Document Type

Article

Publication Date

2013

Abstract

Correlation is used frequently both in the classroom and in professional environments to illustrate and summarize investment know-how, especially with regard to diversification. Pedagogically, the initial build-up on correlation, which reaches its climax while describing a hypothetical two-variable optimization case, abruptly disappears when the discussion reaches optimizations of several securities, thereby stopping short of running a full-fledged, correlation-based optimization. Why is that so? We offer some explanations. First, correlations initially seem to provide clarification of the workings of the optimization, specifically with respect to how security risk-relations affect optimal weights.

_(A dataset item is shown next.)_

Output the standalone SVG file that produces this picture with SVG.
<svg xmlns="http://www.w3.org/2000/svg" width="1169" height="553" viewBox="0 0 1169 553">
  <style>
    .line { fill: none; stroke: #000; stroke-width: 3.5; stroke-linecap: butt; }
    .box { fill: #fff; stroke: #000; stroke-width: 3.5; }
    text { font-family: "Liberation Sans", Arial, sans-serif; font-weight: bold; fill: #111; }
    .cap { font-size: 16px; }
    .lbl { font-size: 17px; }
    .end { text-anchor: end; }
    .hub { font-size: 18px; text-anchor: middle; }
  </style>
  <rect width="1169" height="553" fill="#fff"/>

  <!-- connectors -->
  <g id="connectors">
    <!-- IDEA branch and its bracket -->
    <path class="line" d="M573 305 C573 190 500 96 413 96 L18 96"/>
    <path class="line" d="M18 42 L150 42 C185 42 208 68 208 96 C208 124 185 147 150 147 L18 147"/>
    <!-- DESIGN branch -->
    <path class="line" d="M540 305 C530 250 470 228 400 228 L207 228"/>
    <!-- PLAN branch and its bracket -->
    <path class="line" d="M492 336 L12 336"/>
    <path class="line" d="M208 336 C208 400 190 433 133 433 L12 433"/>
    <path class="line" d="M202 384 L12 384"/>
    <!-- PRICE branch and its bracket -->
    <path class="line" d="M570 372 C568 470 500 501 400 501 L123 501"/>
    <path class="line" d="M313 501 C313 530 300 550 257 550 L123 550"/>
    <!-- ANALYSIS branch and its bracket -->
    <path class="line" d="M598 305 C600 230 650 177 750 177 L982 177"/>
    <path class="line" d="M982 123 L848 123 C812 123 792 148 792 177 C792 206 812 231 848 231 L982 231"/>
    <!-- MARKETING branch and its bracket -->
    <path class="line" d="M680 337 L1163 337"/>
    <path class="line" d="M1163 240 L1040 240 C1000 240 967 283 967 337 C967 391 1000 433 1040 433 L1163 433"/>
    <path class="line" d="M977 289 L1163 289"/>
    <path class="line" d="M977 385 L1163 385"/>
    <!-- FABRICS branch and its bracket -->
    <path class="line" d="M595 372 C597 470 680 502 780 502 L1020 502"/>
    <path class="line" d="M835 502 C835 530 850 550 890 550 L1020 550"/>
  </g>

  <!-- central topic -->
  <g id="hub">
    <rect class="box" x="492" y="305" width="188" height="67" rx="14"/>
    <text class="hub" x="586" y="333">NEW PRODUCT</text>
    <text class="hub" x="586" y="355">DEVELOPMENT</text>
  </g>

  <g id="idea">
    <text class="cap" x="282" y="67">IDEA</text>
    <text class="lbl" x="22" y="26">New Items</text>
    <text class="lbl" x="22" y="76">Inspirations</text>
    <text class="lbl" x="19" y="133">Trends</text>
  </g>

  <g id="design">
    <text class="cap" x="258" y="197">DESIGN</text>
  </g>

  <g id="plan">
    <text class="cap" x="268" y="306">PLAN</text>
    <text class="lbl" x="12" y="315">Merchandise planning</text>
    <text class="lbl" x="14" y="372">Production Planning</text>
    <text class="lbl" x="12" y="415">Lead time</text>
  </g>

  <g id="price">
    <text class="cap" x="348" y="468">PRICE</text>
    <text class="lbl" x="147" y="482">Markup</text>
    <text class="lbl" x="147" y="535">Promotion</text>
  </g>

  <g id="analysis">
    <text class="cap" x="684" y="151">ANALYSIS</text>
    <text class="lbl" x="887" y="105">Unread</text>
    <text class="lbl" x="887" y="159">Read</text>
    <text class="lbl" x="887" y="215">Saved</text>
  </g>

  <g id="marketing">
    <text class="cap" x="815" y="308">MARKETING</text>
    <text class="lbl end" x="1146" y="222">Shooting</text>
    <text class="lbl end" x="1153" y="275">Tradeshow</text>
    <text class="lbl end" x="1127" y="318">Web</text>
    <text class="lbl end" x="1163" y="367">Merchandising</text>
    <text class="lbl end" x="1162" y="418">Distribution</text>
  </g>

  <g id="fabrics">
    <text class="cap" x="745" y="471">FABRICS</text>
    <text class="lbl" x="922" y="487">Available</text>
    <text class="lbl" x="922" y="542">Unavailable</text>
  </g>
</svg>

However, the variable transformation required changes coordinates, thus making correlation-based optimal weights and the desired information hard to understand. Second, correlation-based optimizations may be counterproductive. Nobody with a minimum of financial sophistication would try to make up covariance estimates; correlations, however, are easy to make up, which may make one overstate their practical value. Third, while mean-variance optimal weights can be easily constructed from correlation-based optimal numbers, not transforming the optimal numbers back to the mean-variance values deforms the information processed. We do not expect correlation-based optimizations to replace mean-variance ones except in specialized cases (e.g., small portfolios where investors may have extra-knowledge of security relationships).